What Baseten does well
- Model serving with autoscaling: Automatically scales between zero and your max replica count, letting your model handle spikes in traffic and scale down to save costs.
- Inference Stack: Includes low-latency, high-throughput runtimes using optimized kernels like TensorRT; routing, metrics, and performance built in.
- Chains for mini workflows: Enables multi-model pipelines and chained logic under a single endpoint.
- Integration and observability: Offers API/CLI/SDK interfaces, Prometheus-compatible metrics, and observability out of the box .
Where it’s limited
- Baseten handles GPU provisioning and inference orchestration, but it does not provide BYOC, nor does it allow deployment of full-stack services (no Postgres/Redis/API containers).
- Custom infrastructure, like private networking or CI/CD pipelines, must be managed externally.
For a deeper comparison, check out our post on Baseten alternatives for AI/ML model deployment.
Go with this if you’re deploying pre-trained or fine-tuned models with autoscaling and workflow chaining, and don’t need infrastructure customization.
AnyScale is a managed platform built around Ray, designed to help you develop, scale, and deploy distributed AI applications with minimal infrastructure overhead.
What AnyScale enables:
- Ray-native clusters: Provision and manage clusters effortlessly, supporting Python-first workflows across clouds and accelerators.
- Auto-scaling & fault tolerance: Clusters automatically scale based on workload demands, with built-in retries and recovery.
- RayTurbo performance: Runs on an enhanced version of Ray designed for maximum GPU utilization and efficiency.
- Tooling & ecosystem integrations: Includes hosted development workspaces, monitoring, support for cron-like scheduling, and APIs, integrating natively with frameworks like Tune, RLlib, and Serve.
Limitations for smaller teams:
- Steeper learning curve due to Ray’s distributed programming model.
- Not built for managing non-Ray services, e.g., databases, APIs, or microservices.
- No built-in support for BYOC; all infrastructure remains within AnyScale’s managed environment.
See more in AnyScale alternatives for AI/ML model deployment.
Go with this if your team uses Ray and needs distributed compute with advanced orchestration across GPUs and nodes.
Vast.ai is a decentralized marketplace that connects users with distributed GPU providers, from hobbyists to data centers, offering significantly lower pricing compared to traditional cloud providers.
What makes Vast.ai stand out:
- Spot and on-demand GPUs: Rent GPUs at up to ~3–5× lower cost via interruptible spot instances or higher-priority on-demand options.
- Global provider network: Users can filter by GPU type, performance (via dlperf), RAM, CPU, and security level.
- Flexible interfaces: Choose from the web UI, a Python CLI, or REST API to launch containers or VMs with SSH or Jupyter support.
Trade-offs to consider:
- Built as a compute marketplace, Vast.ai doesn't provide built-in orchestration, secure runtimes, or managed services like APIs, databases, or CI/CD.
- Isolation is handled via unprivileged Docker containers, but there’s no guarantee of cross-tenant security unless you choose trusted providers or enable single-tenant options**.**
Go with this if cost is your top concern, you’re comfortable managing infrastructure directly, and you can tolerate the limited orchestration and security trade-offs.
Most GPU platforms focus on one thing: serving models.

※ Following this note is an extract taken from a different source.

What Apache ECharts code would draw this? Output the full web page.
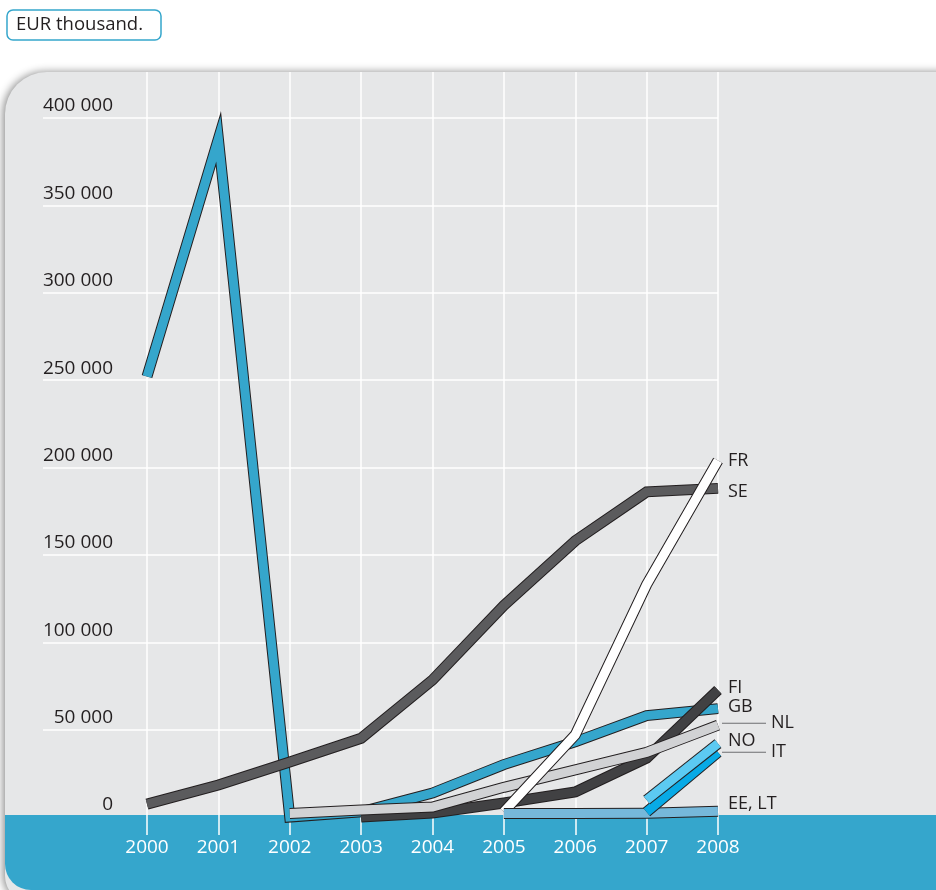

However, if you're building full AI applications, those with APIs, scheduled jobs, databases, or background workers, raw compute isn't enough.
You’ll need a platform that can support:
- Secure multi-tenant environments for generated code
- Job orchestration across notebooks, fine-tuning tasks, and inference
- CI/CD pipelines and Git-based deployments
- Postgres, Redis, and other supporting services
Northflank brings all of this together. You can deploy GPU workloads like LLMs and fine-tuning jobs alongside your full stack, with CI/CD, logs, networking, RBAC, and audit trails already in place.